Work to be completed: Write out the complete material exactly as it stands.

Dataset section:
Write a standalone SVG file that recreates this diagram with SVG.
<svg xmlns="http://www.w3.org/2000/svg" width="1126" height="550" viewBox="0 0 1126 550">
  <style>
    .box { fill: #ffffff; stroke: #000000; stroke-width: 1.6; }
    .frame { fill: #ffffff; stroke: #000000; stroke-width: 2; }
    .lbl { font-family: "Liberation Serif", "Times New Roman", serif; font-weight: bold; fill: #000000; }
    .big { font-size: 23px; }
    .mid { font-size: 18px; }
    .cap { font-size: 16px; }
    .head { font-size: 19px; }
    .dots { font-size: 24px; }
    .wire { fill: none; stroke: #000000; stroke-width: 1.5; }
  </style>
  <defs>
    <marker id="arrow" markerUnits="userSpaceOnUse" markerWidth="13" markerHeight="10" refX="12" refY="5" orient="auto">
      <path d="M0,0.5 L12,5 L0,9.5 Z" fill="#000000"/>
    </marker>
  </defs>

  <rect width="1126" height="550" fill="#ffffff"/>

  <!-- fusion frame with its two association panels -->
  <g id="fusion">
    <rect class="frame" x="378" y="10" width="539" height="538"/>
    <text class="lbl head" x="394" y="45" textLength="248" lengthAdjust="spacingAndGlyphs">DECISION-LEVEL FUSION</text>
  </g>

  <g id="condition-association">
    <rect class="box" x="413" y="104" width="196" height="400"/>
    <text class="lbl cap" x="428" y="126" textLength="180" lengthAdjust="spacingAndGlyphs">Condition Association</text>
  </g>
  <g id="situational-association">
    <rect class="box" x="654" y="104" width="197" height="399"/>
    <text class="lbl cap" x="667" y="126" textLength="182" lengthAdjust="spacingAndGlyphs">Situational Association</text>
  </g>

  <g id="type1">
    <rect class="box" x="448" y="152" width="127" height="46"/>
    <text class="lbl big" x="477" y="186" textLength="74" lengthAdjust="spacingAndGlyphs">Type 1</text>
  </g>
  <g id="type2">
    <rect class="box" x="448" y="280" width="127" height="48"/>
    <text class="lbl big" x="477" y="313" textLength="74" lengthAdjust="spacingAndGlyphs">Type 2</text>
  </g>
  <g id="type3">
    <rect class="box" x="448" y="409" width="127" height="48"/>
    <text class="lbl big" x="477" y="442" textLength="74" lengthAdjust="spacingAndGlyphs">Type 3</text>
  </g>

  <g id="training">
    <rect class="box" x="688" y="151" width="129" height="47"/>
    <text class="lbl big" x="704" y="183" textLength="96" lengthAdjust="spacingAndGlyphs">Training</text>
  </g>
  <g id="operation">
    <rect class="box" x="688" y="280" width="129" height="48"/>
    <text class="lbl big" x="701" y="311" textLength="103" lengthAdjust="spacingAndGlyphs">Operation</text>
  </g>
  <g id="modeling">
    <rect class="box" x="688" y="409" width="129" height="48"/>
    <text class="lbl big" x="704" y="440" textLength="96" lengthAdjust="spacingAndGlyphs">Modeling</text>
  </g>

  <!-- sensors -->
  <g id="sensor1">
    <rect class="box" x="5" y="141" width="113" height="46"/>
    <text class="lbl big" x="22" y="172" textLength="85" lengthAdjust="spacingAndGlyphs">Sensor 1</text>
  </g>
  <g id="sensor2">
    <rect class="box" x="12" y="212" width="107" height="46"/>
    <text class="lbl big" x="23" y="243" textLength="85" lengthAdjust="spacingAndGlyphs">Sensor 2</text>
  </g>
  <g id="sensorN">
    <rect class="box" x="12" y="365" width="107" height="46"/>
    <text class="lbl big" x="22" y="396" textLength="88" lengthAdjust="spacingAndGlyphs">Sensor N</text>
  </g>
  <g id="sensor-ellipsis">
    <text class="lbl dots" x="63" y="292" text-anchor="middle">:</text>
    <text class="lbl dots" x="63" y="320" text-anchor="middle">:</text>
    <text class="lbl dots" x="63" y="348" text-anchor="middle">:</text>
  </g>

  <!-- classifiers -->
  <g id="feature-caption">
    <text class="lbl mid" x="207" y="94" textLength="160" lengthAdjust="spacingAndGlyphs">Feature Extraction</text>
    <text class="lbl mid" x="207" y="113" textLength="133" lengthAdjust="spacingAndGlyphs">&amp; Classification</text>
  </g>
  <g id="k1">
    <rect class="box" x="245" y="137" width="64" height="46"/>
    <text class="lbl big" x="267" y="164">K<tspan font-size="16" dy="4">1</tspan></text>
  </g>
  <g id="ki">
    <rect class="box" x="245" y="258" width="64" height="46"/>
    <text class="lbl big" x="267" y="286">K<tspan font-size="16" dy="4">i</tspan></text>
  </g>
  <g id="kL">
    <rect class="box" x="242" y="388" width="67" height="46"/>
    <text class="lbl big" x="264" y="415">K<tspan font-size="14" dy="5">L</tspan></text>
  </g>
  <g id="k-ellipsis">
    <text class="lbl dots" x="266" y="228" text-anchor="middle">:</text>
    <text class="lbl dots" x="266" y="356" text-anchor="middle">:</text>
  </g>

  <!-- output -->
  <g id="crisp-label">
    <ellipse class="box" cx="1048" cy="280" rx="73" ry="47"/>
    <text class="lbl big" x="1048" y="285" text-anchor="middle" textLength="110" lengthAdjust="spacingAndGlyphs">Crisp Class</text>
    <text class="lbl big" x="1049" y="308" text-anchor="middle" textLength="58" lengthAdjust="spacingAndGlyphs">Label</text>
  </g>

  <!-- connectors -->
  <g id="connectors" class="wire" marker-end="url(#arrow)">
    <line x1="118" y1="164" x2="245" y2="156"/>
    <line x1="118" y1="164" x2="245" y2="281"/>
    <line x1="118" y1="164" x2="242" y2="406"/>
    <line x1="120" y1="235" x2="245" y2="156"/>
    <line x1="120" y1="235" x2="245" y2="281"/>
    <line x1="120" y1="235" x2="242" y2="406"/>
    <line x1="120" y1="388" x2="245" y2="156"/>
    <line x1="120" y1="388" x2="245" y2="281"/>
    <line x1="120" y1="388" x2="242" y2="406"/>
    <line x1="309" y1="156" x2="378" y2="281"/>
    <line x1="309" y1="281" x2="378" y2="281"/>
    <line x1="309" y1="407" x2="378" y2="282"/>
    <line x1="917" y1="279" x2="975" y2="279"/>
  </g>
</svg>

Answer to this task:
Write a standalone SVG file that recreates this diagram with SVG.
<svg xmlns="http://www.w3.org/2000/svg" width="1126" height="550" viewBox="0 0 1126 550">
  <style>
    .box { fill: #ffffff; stroke: #000000; stroke-width: 1.6; }
    .frame { fill: #ffffff; stroke: #000000; stroke-width: 2; }
    .lbl { font-family: "Liberation Serif", "Times New Roman", serif; font-weight: bold; fill: #000000; }
    .big { font-size: 23px; }
    .mid { font-size: 18px; }
    .cap { font-size: 16px; }
    .head { font-size: 19px; }
    .dots { font-size: 24px; }
    .wire { fill: none; stroke: #000000; stroke-width: 1.5; }
  </style>
  <defs>
    <marker id="arrow" markerUnits="userSpaceOnUse" markerWidth="13" markerHeight="10" refX="12" refY="5" orient="auto">
      <path d="M0,0.5 L12,5 L0,9.5 Z" fill="#000000"/>
    </marker>
  </defs>

  <rect width="1126" height="550" fill="#ffffff"/>

  <!-- fusion frame with its two association panels -->
  <g id="fusion">
    <rect class="frame" x="378" y="10" width="539" height="538"/>
    <text class="lbl head" x="394" y="45" textLength="248" lengthAdjust="spacingAndGlyphs">DECISION-LEVEL FUSION</text>
  </g>

  <g id="condition-association">
    <rect class="box" x="413" y="104" width="196" height="400"/>
    <text class="lbl cap" x="428" y="126" textLength="180" lengthAdjust="spacingAndGlyphs">Condition Association</text>
  </g>
  <g id="situational-association">
    <rect class="box" x="654" y="104" width="197" height="399"/>
    <text class="lbl cap" x="667" y="126" textLength="182" lengthAdjust="spacingAndGlyphs">Situational Association</text>
  </g>

  <g id="type1">
    <rect class="box" x="448" y="152" width="127" height="46"/>
    <text class="lbl big" x="477" y="186" textLength="74" lengthAdjust="spacingAndGlyphs">Type 1</text>
  </g>
  <g id="type2">
    <rect class="box" x="448" y="280" width="127" height="48"/>
    <text class="lbl big" x="477" y="313" textLength="74" lengthAdjust="spacingAndGlyphs">Type 2</text>
  </g>
  <g id="type3">
    <rect class="box" x="448" y="409" width="127" height="48"/>
    <text class="lbl big" x="477" y="442" textLength="74" lengthAdjust="spacingAndGlyphs">Type 3</text>
  </g>

  <g id="training">
    <rect class="box" x="688" y="151" width="129" height="47"/>
    <text class="lbl big" x="704" y="183" textLength="96" lengthAdjust="spacingAndGlyphs">Training</text>
  </g>
  <g id="operation">
    <rect class="box" x="688" y="280" width="129" height="48"/>
    <text class="lbl big" x="701" y="311" textLength="103" lengthAdjust="spacingAndGlyphs">Operation</text>
  </g>
  <g id="modeling">
    <rect class="box" x="688" y="409" width="129" height="48"/>
    <text class="lbl big" x="704" y="440" textLength="96" lengthAdjust="spacingAndGlyphs">Modeling</text>
  </g>

  <!-- sensors -->
  <g id="sensor1">
    <rect class="box" x="5" y="141" width="113" height="46"/>
    <text class="lbl big" x="22" y="172" textLength="85" lengthAdjust="spacingAndGlyphs">Sensor 1</text>
  </g>
  <g id="sensor2">
    <rect class="box" x="12" y="212" width="107" height="46"/>
    <text class="lbl big" x="23" y="243" textLength="85" lengthAdjust="spacingAndGlyphs">Sensor 2</text>
  </g>
  <g id="sensorN">
    <rect class="box" x="12" y="365" width="107" height="46"/>
    <text class="lbl big" x="22" y="396" textLength="88" lengthAdjust="spacingAndGlyphs">Sensor N</text>
  </g>
  <g id="sensor-ellipsis">
    <text class="lbl dots" x="63" y="292" text-anchor="middle">:</text>
    <text class="lbl dots" x="63" y="320" text-anchor="middle">:</text>
    <text class="lbl dots" x="63" y="348" text-anchor="middle">:</text>
  </g>

  <!-- classifiers -->
  <g id="feature-caption">
    <text class="lbl mid" x="207" y="94" textLength="160" lengthAdjust="spacingAndGlyphs">Feature Extraction</text>
    <text class="lbl mid" x="207" y="113" textLength="133" lengthAdjust="spacingAndGlyphs">&amp; Classification</text>
  </g>
  <g id="k1">
    <rect class="box" x="245" y="137" width="64" height="46"/>
    <text class="lbl big" x="267" y="164">K<tspan font-size="16" dy="4">1</tspan></text>
  </g>
  <g id="ki">
    <rect class="box" x="245" y="258" width="64" height="46"/>
    <text class="lbl big" x="267" y="286">K<tspan font-size="16" dy="4">i</tspan></text>
  </g>
  <g id="kL">
    <rect class="box" x="242" y="388" width="67" height="46"/>
    <text class="lbl big" x="264" y="415">K<tspan font-size="14" dy="5">L</tspan></text>
  </g>
  <g id="k-ellipsis">
    <text class="lbl dots" x="266" y="228" text-anchor="middle">:</text>
    <text class="lbl dots" x="266" y="356" text-anchor="middle">:</text>
  </g>

  <!-- output -->
  <g id="crisp-label">
    <ellipse class="box" cx="1048" cy="280" rx="73" ry="47"/>
    <text class="lbl big" x="1048" y="285" text-anchor="middle" textLength="110" lengthAdjust="spacingAndGlyphs">Crisp Class</text>
    <text class="lbl big" x="1049" y="308" text-anchor="middle" textLength="58" lengthAdjust="spacingAndGlyphs">Label</text>
  </g>

  <!-- connectors -->
  <g id="connectors" class="wire" marker-end="url(#arrow)">
    <line x1="118" y1="164" x2="245" y2="156"/>
    <line x1="118" y1="164" x2="245" y2="281"/>
    <line x1="118" y1="164" x2="242" y2="406"/>
    <line x1="120" y1="235" x2="245" y2="156"/>
    <line x1="120" y1="235" x2="245" y2="281"/>
    <line x1="120" y1="235" x2="242" y2="406"/>
    <line x1="120" y1="388" x2="245" y2="156"/>
    <line x1="120" y1="388" x2="245" y2="281"/>
    <line x1="120" y1="388" x2="242" y2="406"/>
    <line x1="309" y1="156" x2="378" y2="281"/>
    <line x1="309" y1="281" x2="378" y2="281"/>
    <line x1="309" y1="407" x2="378" y2="282"/>
    <line x1="917" y1="279" x2="975" y2="279"/>
  </g>
</svg>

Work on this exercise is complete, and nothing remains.